Making Life Work: Are you angry about someone or something? First, make sure you are good and angry. (see Psalm 4:4 and Ephesians 4:26) Next, confess your own sins before God and thank him for his undeserved mercy and grace in your life, Now you are ready to pray for what or for whom you angry. So go for it!

Loving The City God Loves

Pray For Her Peace and Prosperity

God cares for all cities, but he has a special love for the city of Jerusalem. It is special because God chose it as the physical place that would house his uncontainable presence. And since Jerusalem was once the physical address of the Great House of God, as it will again one day be the home of his holy temple, we ought to do everything we can now to contribute to its prosperity.

Read: Psalm 122 // Focus: Psalm 122:6-7

Pray for the peace of Jerusalem: “May those who love you be secure. May there be peace within your walls and security within your citadels.”
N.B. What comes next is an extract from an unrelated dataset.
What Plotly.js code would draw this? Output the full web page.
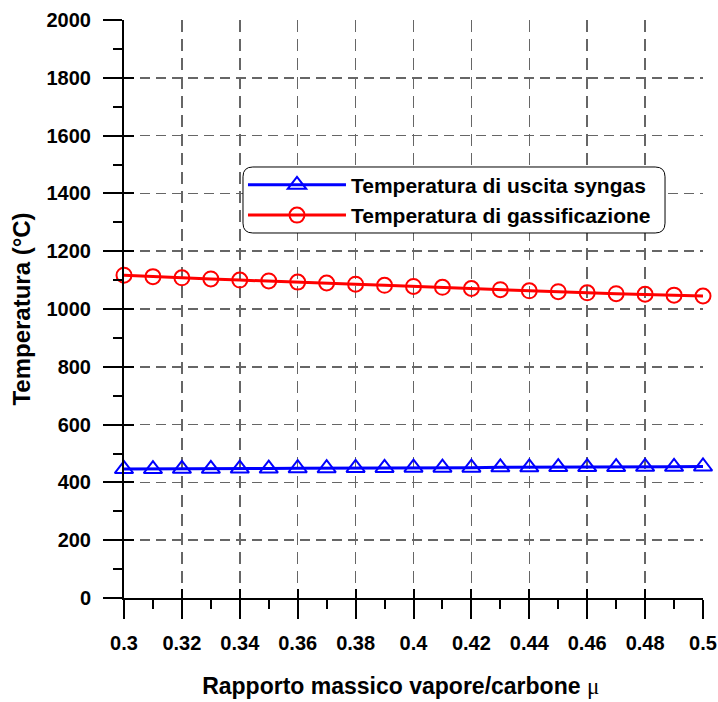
<!DOCTYPE html>
<html><head><meta charset="utf-8">
<script src="https://cdn.plot.ly/plotly-3.0.1.min.js"></script>
<style>body{margin:0;background:#fff}</style>
</head><body>
<div id="chart" style="width:718px;height:702px"></div>
<script>
// Data
const ratio = [0.30,0.31,0.32,0.33,0.34,0.35,0.36,0.37,0.38,0.39,0.40,0.41,0.42,0.43,0.44,0.45,0.46,0.47,0.48,0.49,0.50];
const syngasOutletTemp = [446,446,447,447,448,448,449,449,450,450,451,451,451,452,452,453,453,453,454,454,455];
const gasificationTemp = [1117,1112,1108,1104,1100,1097,1093,1090,1086,1082,1078,1075,1071,1067,1063,1060,1056,1053,1051,1048,1045];
const seriesNames = ['Temperatura di uscita syngas','Temperatura di gassificazione'];
const xTitle = "Rapporto massico vapore/carbone <span style='font-family:Liberation Serif;font-weight:normal'>μ</span>&nbsp;&nbsp;&nbsp;&nbsp;";
const yTitle = 'Temperatura (°C)';
const xRange = [0.3, 0.5];
const yRange = [0, 2000];

const FONT = 'Liberation Sans, Arial, sans-serif';
const gridColor = '#666666';

const traces = [
  {x: ratio, y: syngasOutletTemp, name: seriesNames[0], mode: 'lines+markers', cliponaxis: false,
   line: {color: '#0000ff', width: 3},
   marker: {symbol: 'triangle-up-open', size: 16, color: '#0000ff', line: {width: 2, color: '#0000ff'}}},
  {x: ratio, y: gasificationTemp, name: seriesNames[1], mode: 'lines+markers', cliponaxis: false,
   line: {color: '#ff0000', width: 3},
   marker: {symbol: 'circle-open', size: 15, color: '#ff0000', line: {width: 2, color: '#ff0000'}}},
  // invisible helper so the overlay axes (inner halves of the crossing major ticks) are drawn
  {x: [ratio[0]], y: [syngasOutletTemp[0]], xaxis: 'x2', yaxis: 'y2', mode: 'markers',
   marker: {opacity: 0, size: 1}, showlegend: false, hoverinfo: 'skip'}
];

// rounded legend frame (paper coords)
const bx0 = 0.2055, bx1 = 0.9344, byT = 0.7457, byB = 0.6315, r = 0.017;
const framePath = `M${bx0+r},${byT} L${bx1-r},${byT} Q${bx1},${byT} ${bx1},${byT-r} L${bx1},${byB+r} Q${bx1},${byB} ${bx1-r},${byB} L${bx0+r},${byB} Q${bx0},${byB} ${bx0},${byB+r} L${bx0},${byT-r} Q${bx0},${byT} ${bx0+r},${byT} Z`;

const layout = {
  width: 718, height: 702,
  margin: {l: 124, r: 15, t: 20, b: 104, autoexpand: false},
  paper_bgcolor: '#fff', plot_bgcolor: '#fff',
  font: {family: FONT, color: '#000', size: 20, weight: 'bold'},
  showlegend: true,
  legend: {x: 0.2055, y: 0.7497, xanchor: 'left', yanchor: 'top', bgcolor: 'rgba(0,0,0,0)', borderwidth: 0,
           font: {family: FONT, size: 21, weight: 'bold', color: '#000'}, itemwidth: 98, tracegroupgap: 0},
  xaxis: {range: xRange, tick0: 0.3, dtick: 0.02, ticks: 'outside', ticklen: 19, tickwidth: 2, tickcolor: '#000',
          showline: true, linewidth: 2, linecolor: '#000', zeroline: false, automargin: true,
          showgrid: true, gridcolor: gridColor, gridwidth: 1.5, griddash: '12px,7px',
          tickfont: {family: FONT, size: 20, weight: 'bold'}, ticklabelstandoff: 7,
          minor: {dtick: 0.01, ticks: 'outside', ticklen: 9, tickwidth: 2, tickcolor: '#000', showgrid: false},
          title: {text: xTitle, font: {family: FONT, size: 23, weight: 'bold'}, standoff: 25}},
  yaxis: {range: yRange, tick0: 0, dtick: 200, ticks: 'outside', ticklen: 19, tickwidth: 2, tickcolor: '#000',
          showline: true, linewidth: 2, linecolor: '#000', zeroline: false, automargin: true,
          showgrid: true, gridcolor: gridColor, gridwidth: 1.5, griddash: '10px,6px',
          tickfont: {family: FONT, size: 20, weight: 'bold'}, ticklabelstandoff: 8,
          minor: {dtick: 100, ticks: 'outside', ticklen: 9, tickwidth: 2, tickcolor: '#000', showgrid: false},
          title: {text: yTitle, font: {family: FONT, size: 24, weight: 'bold'}, standoff: 9}},
  xaxis2: {overlaying: 'x', anchor: 'y2', side: 'bottom', range: xRange, tick0: 0.3, dtick: 0.02,
           ticks: 'inside', ticklen: 9, tickwidth: 2, tickcolor: '#000', showticklabels: false,
           showgrid: false, showline: false, zeroline: false},
  yaxis2: {overlaying: 'y', anchor: 'x2', side: 'left', range: yRange, tick0: 0, dtick: 200,
           ticks: 'inside', ticklen: 10, tickwidth: 2, tickcolor: '#000', showticklabels: false,
           showgrid: false, showline: false, zeroline: false},
  shapes: [
    {type: 'path', xref: 'paper', yref: 'paper', path: framePath, layer: 'above',
     fillcolor: '#fff', line: {color: '#000', width: 1}}
  ]
};

Plotly.newPlot('chart', traces, layout, {staticPlot: true, displayModeBar: false});
</script>
</body></html>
Why should we pray for the peace and prosperity of a city that is not even in out country? My goodness, don’t we have enough to worry about in my our own community much less one that’s clear across the ocean! And why should Jerusalem get singled out for special attention? What about London or Moscow or Pretoria or Sao Paolo, or for heaven’s sake, Washington, DC? Aren’t those cities important to God?

Courtesy of Debbie Martin

Photo Credit: Debbie Martin

Well yes, those cities are important to God—all cities are! But Jerusalem is special. It’s special because God chose it as the physical place that would house his uncontainable presence. He selected the land of Canaan as the place where his people would live, Jerusalem to be the city where his temple would be constructed, and the sanctuary of that temple would serve as the central location for his people to worship him.

And even though there is no longer a temple, it is very clear from Scripture that Jerusalem will feature prominently in God’s grand plan for the eternal ages, where once again, Zion will be the central place in the entire universe, in all creation, where redeemed beings will gather to worship Almighty God.

That should be reason enough to love Jerusalem. That is plenty of motivation to pray for the city above all others. Since Jerusalem factors significantly with the people and purpose of God, we should go out of our way to be protective of it. (Psalm 122:8) And since it was once the physical address of the Great House of God, and one day will be again, we ought to do everything we can to contribute to its prosperity. (Psalm 122:9)


Prayer for Jerusalem at the excavated site near what is believed to be the Holy of Holies. Photo Credit: Sheryl Landis

Perhaps you have never been to Jerusalem, and maybe you don’t give the city much thought. I want to challenge you to rethink that—on both levels. Do what you can to go there—make plans to go there at least once in your life. And in the meantime, consciously pay more attention to its goings on, keep your eye out for news about it, attend functions in support of it, and most of all, pray for it!

Do all that, and sooner or later, you will fall in love, like I have, with a city. There’s no place like it!

Jerusalem, Jerusalem, lift up your gates and sing,Hosanna, in the highest, hosanna to the king. By the way, when you take care of the things God cares about, and he very definitely cares for Jerusalem, then you will find this major blessings coming back upon your life: God will care for the things you care about!

Making Life Work: Make it a practice, today and every day, to pray for the peace and prosperity of the city of the Great King.